Hurt’s redemption came in 1963, when Hoskins made his miraculous rediscovery. Hoskins had ventured to Avalon armed only with a tape recorder, his Gibson J-45 and a not-unfounded-hunch that "Avalon Blues" held the clues necessary to find John Hurt himself. John had recorded the song for the Okeh record company in 1928, unknowingly setting the stage for his own triumphant return to the music scene some four decades after disappearing into seeming obscurity.

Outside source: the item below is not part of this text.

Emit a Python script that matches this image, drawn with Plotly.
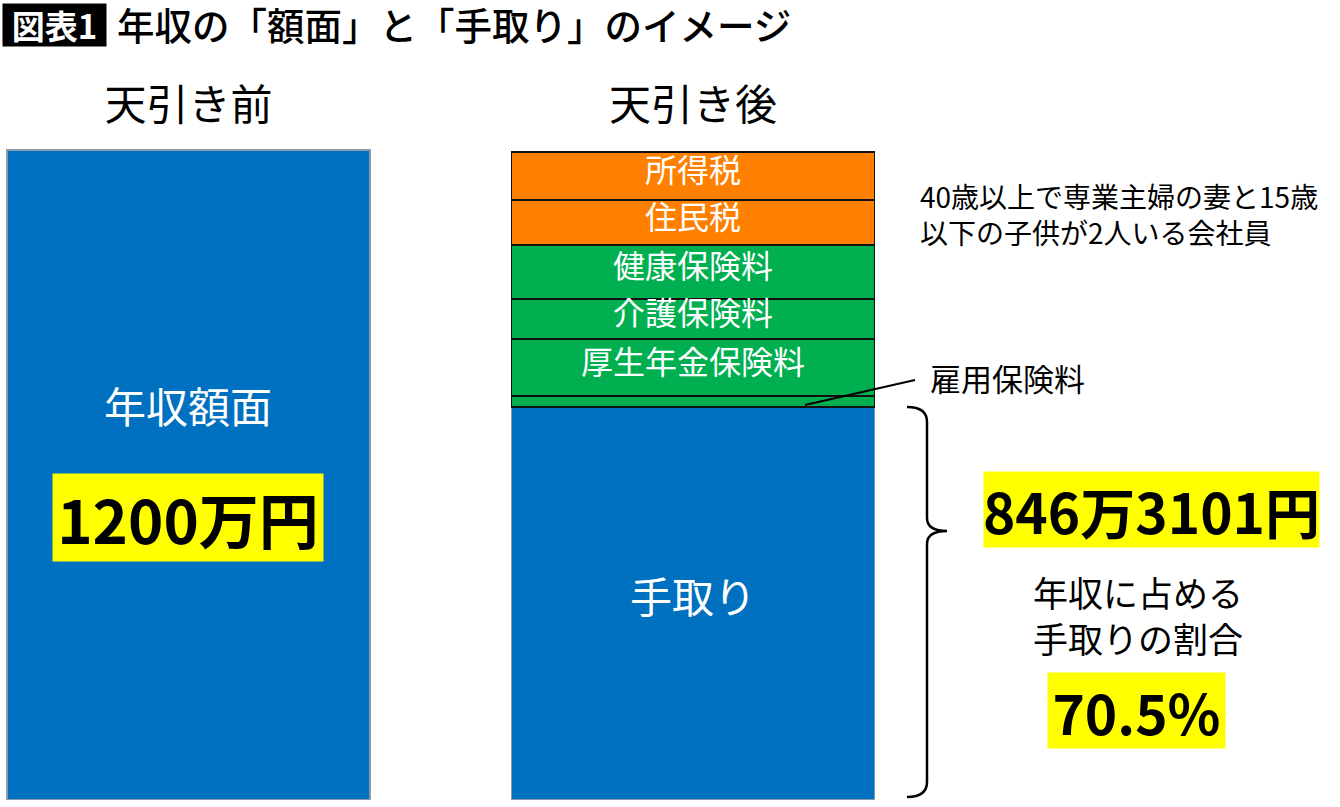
import plotly.graph_objects as go

# bar heights as drawn in the picture (the picture is not to scale)
before_label = "天引き前"
after_label = "天引き後"
gross_height = 650

segments = ["手取り", "雇用保険料", "厚生年金保険料", "介護保険料", "健康保険料", "住民税", "所得税"]
seg_heights = [393, 11, 57, 40, 54, 45, 48]
seg_colors = ["#0070C0", "#00B050", "#00B050", "#00B050", "#00B050", "#FF8000", "#FF8000"]
seg_lines = ["#8C99A6", "#111111", "#111111", "#111111", "#111111", "#111111", "#111111"]
seg_text = ["手取り", "", "厚生年金保険料", "介護保険料", "健康保険料", "住民税", "所得税"]

gross_text = "1200万円"
net_text = "846万3101円"
ratio_text = "70.5%"

W, H = 1340, 807
TOP, BOT = 140, 800
FONT = "Noto Sans CJK JP"


def P(x, y):
    # pixel position -> paper coords
    return x / W, (BOT - y) / (BOT - TOP)


fig = go.Figure()

fig.add_trace(go.Bar(
    x=[before_label], y=[gross_height], width=0.72,
    marker=dict(color="#0070C0", line=dict(color="#8C99A6", width=1.5)),
    showlegend=False, hoverinfo="skip",
))

base = 0
for name, h, c, lc, t in zip(segments, seg_heights, seg_colors, seg_lines, seg_text):
    fig.add_trace(go.Bar(
        x=[after_label], y=[h], width=0.72, name=name,
        marker=dict(color=c, line=dict(color=lc, width=1.5)),
        showlegend=False, hoverinfo="skip",
    ))
    if t:
        size = 42 if name == "手取り" else 32
        fig.add_annotation(x=after_label, y=base + h / 2, xref="x", yref="y", text=t,
                           showarrow=False, yanchor="middle", yshift=round(size * 0.12) + 4,
                           font=dict(family=FONT, size=size, color="white"))
    base += h


def note(x, y, text, size, color="black", weight=400, xanchor="center", align="center"):
    px, py = P(x, y)
    fig.add_annotation(x=px, y=py, xref="paper", yref="paper", text=text, showarrow=False,
                       xanchor=xanchor, yanchor="middle", yshift=round(size * 0.12),
                       align=align, font=dict(family=FONT, size=size, color=color, weight=weight))


def box(x0, y0, x1, y1, text, size):
    px, py = P((x0 + x1) / 2, (y0 + y1) / 2)
    fig.add_annotation(x=px, y=py, xref="paper", yref="paper", text=text, showarrow=False,
                       xanchor="center", yanchor="middle", width=x1 - x0, height=y1 - y0,
                       bgcolor="#FFFF00", borderpad=0, align="center", valign="middle",
                       font=dict(family=FONT, size=size, color="black", weight=700))


# header
hx, hy = P(54.5, 25)
fig.add_annotation(x=hx, y=hy, xref="paper", yref="paper", text="図表1", showarrow=False,
                   xanchor="center", yanchor="middle", width=103, height=42, bgcolor="black",
                   borderpad=0, font=dict(family=FONT, size=33, color="white", weight=700))
note(115, 27, "年収の「額面」と「手取り」のイメージ", 37.5, weight=500, xanchor="left")

# left bar labels
note(188, 409, "年収額面", 42, color="white")
box(53, 474, 323, 561, gross_text, 60)

# right side notes
note(918, 217, "40歳以上で専業主婦の妻と15歳<br>以下の子供が2人いる会社員", 28,
     xanchor="left", align="left")
note(928, 381, "雇用保険料", 31, xanchor="left")
box(984, 472, 1319, 547, net_text, 55)
note(1138, 618, "年収に占める<br>手取りの割合", 35)
box(1048, 673, 1225, 748, ratio_text, 55)

# leader line to the thin segment
x0, y0 = P(805, 405)
x1, y1 = P(915, 380)
fig.add_shape(type="line", xref="paper", yref="paper", x0=x0, y0=y0, x1=x1, y1=y1,
              line=dict(color="black", width=2))

# curly brace next to the take-home part
pts = [("M", 907, 407), ("Q", 927, 407), ("", 927, 422), ("L", 927, 518), ("Q", 927, 531),
       ("", 947, 531), ("Q", 927, 531), ("", 927, 544), ("L", 927, 782), ("Q", 927, 797),
       ("", 907, 797)]
path = ""
for cmd, x, y in pts:
    px, py = P(x, y)
    path += f"{cmd} {px:.5f},{py:.5f} "
fig.add_shape(type="path", xref="paper", yref="paper", path=path.strip(),
              line=dict(color="black", width=2.5))

fig.update_layout(
    width=W, height=H, barmode="stack",
    margin=dict(l=0, r=0, t=TOP, b=H - BOT),
    paper_bgcolor="white", plot_bgcolor="white",
    xaxis=dict(side="top", range=[-0.3736, 2.2825], showgrid=False, zeroline=False,
               showline=False, ticks="", ticklabelstandoff=11,
               tickfont=dict(family=FONT, size=42, color="black"), fixedrange=True),
    yaxis=dict(visible=False, range=[0, BOT - TOP], fixedrange=True),
)

# the page's default body margin would push the figure 8px off
fig.write_html("out.html", config={"displayModeBar": False},
               post_script="document.body.style.margin='0';")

Due to the work of Hoskins and a few other intrepid members of the “blues mafia,” Hurt moved to Washington D.C. and found himself the darling of a burgeoning folk music movement that had overtaken colleges and coffeehouses around the nation. There’s no telling what it was about John’s music that attracted his many fans. His gentle singing voice and complex but clean guitar picking set him apart from some of his harsher sounding Delta Blues contemporaries, but that wasn’t the whole story.

LEGACY

Many who were lucky enough to see one of his appearances at the Newport Folk Festival, or the Café Lena coffeehouse, or even the Gaslight, remarked about his glowing inner spirit, a spirit that transcended simply being a good musician. There was something special about Mississippi John Hurt. Whereas time had taken its toll on bluesmen such as Skip James and Sleepy John Estes, in their countenance and in their fingers, John retained along with his playing style a wry, kind smile and a twinkle in his eye that went on to win him legions of fans in his twilight years. Shortly after moving back to Mississippi, John passed away on November 2, 1966.

Through the music of John Hurt, fans of all ages are exposed to the rich oral, musical, and literary traditions of the Mississippi Delta and the surrounding area. With his gentle demeanor and intricate style of fingerpicking, Mississippi John Hurt is an ideal ambassador for early African American music and culture.